Her family will hold a private funeral service and the chief mourner will be her eldest son, Kakuta.

It has not yet been decided whether a public gathering will be held to commemorate her life.

Nakagawa was born in Sapporo, Hokkaido, in 1935.

After graduating from Tokyo Metropolitan school where she studied to become a nursery school teacher, she taught at a children’s day care center in Tokyo.

While working there, she began writing her first book, “Iya Iya En,” which featured a preschool age boy who hated many things, and was published in 1962.

The following year, she published the first of the “Guri and Gura” picture books, in which the field mice twins find an egg in the forest, bake castella and share it with the other animals.

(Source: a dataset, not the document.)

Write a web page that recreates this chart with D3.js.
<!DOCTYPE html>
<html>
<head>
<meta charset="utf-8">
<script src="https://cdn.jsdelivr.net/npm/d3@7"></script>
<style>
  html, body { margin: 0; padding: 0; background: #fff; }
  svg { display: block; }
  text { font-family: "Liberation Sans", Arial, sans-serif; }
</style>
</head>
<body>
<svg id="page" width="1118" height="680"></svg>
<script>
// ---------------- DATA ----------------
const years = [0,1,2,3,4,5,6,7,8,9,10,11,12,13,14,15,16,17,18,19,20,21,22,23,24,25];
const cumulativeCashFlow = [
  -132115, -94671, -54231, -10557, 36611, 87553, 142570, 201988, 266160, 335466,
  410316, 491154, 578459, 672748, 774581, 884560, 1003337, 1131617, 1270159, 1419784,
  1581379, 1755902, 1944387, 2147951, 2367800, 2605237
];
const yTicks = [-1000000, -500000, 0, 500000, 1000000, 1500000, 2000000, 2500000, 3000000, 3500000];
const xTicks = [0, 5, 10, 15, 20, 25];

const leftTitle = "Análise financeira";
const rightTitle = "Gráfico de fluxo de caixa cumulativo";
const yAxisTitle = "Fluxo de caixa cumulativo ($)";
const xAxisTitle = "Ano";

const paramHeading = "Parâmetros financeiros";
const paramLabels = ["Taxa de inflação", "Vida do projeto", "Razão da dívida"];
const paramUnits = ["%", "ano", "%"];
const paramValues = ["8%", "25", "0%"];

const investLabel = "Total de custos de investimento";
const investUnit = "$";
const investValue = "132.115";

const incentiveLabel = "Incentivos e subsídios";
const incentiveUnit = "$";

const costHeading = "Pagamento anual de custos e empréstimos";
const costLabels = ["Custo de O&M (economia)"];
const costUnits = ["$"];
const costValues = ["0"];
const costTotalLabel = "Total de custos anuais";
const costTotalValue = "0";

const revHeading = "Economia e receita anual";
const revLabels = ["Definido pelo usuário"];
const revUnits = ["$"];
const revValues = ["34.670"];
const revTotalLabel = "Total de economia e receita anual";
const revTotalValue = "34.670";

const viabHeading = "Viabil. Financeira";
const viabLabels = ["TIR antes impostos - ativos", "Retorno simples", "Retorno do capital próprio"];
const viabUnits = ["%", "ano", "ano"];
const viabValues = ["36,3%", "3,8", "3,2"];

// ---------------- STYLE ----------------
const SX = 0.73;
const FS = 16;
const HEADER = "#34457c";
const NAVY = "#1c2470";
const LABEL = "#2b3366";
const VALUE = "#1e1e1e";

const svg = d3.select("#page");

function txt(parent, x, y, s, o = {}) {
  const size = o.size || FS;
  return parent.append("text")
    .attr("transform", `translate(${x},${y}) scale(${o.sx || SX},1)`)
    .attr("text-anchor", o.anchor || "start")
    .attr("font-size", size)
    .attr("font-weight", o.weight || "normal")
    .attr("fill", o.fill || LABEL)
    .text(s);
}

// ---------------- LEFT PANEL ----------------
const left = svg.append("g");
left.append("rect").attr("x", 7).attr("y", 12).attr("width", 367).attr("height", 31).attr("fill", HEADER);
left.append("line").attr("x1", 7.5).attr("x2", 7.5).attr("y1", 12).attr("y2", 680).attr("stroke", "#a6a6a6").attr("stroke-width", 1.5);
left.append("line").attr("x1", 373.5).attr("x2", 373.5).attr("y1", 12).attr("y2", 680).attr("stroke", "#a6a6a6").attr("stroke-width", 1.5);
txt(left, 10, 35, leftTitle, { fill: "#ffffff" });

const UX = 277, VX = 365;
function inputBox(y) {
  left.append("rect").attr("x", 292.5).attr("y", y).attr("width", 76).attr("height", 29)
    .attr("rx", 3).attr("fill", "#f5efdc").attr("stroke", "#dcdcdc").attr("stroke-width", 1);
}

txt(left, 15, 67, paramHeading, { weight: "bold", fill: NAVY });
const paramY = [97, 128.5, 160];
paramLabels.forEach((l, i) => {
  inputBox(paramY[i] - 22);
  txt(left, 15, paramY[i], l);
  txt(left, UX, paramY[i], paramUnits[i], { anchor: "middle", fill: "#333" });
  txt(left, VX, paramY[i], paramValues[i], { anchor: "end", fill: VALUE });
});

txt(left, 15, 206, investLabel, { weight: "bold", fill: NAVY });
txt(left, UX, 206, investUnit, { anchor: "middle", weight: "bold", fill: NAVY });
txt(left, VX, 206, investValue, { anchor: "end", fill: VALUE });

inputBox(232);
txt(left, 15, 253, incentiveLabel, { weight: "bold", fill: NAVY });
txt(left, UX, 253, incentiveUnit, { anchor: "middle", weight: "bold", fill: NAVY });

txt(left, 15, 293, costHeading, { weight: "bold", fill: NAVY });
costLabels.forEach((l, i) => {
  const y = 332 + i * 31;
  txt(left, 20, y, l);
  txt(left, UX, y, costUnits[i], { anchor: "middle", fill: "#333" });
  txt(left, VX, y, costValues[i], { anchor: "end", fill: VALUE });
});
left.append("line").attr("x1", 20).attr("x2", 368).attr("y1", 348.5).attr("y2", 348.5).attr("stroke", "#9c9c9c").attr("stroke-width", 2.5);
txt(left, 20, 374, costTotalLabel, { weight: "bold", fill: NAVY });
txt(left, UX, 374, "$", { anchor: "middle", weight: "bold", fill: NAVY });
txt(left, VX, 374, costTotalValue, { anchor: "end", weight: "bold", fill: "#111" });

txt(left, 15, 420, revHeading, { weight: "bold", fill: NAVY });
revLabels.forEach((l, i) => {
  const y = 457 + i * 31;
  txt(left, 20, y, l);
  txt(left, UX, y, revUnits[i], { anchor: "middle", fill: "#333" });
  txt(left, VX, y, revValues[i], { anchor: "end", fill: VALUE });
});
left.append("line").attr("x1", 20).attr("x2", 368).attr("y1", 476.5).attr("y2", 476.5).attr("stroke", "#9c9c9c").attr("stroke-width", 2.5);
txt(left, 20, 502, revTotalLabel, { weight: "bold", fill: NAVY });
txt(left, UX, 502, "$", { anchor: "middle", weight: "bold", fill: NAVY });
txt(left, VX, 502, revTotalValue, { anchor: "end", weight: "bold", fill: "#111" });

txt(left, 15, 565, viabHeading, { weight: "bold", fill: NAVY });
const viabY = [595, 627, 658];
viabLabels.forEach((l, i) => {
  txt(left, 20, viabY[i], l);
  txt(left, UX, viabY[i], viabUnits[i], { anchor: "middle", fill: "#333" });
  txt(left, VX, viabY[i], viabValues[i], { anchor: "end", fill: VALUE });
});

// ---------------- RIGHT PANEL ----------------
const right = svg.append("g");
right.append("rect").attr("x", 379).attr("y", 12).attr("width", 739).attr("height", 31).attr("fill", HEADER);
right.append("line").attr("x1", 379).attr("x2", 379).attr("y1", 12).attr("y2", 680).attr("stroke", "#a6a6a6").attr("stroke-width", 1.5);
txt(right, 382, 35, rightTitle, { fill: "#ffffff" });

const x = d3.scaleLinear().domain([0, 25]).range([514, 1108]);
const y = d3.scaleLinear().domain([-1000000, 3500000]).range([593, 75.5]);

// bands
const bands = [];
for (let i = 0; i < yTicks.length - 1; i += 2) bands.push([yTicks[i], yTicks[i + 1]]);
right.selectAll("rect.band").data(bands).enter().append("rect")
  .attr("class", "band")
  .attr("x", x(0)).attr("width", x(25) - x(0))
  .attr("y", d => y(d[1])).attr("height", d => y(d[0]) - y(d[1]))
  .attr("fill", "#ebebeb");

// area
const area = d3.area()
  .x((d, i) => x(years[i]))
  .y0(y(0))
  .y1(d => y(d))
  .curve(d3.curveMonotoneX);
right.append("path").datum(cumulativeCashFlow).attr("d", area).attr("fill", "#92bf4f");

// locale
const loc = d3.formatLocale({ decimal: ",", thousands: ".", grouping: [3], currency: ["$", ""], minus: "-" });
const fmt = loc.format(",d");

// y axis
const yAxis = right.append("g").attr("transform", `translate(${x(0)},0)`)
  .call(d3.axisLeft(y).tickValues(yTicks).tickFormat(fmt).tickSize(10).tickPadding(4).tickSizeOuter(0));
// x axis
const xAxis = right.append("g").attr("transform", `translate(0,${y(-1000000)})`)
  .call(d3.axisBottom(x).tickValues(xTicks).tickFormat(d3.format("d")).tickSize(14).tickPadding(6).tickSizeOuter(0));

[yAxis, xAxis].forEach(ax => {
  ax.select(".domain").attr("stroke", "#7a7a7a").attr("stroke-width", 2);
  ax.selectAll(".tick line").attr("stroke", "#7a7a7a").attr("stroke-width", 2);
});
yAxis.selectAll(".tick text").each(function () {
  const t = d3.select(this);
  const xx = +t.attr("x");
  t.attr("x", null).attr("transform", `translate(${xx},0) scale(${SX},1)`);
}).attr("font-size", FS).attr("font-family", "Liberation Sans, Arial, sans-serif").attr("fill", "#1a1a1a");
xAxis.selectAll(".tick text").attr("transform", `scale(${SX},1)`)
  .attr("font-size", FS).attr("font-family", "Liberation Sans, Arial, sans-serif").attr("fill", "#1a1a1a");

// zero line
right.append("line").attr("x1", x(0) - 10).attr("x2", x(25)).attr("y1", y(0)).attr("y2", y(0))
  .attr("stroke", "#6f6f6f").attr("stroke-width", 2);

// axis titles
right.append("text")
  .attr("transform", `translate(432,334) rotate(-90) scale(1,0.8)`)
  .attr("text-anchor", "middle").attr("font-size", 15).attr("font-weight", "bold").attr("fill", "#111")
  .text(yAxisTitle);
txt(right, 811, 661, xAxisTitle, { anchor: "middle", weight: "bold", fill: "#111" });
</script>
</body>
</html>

She was inspired to write it by the children at her day care center who loved a book called “Little Black Sambo,” which featured pancakes.

She said she wanted to “give the children an even better treat.”

Nakagawa’s books were illustrated by her younger sister, Yuriko Yamawaki (maiden name Omura). Yamawaki died in 2022.

The first book in the “Guri and Gura” series sold a total 5.71 million copies, making it a long-selling classic.

It has been translated into English, Chinese, Korean and other languages, and is loved by children all over the world.

The 22-book series has sold more than 22 million copies.

Among her many other children’s books are “Momo Iro No Kirin” (a pink giraffe) and “The Sky Blue Seed.”

She also wrote the lyrics of “Stroll,” the theme song for the animated film “My Neighbor Totoro.”

She and Yamawaki won the Kikuchi Kan Prize in 2013.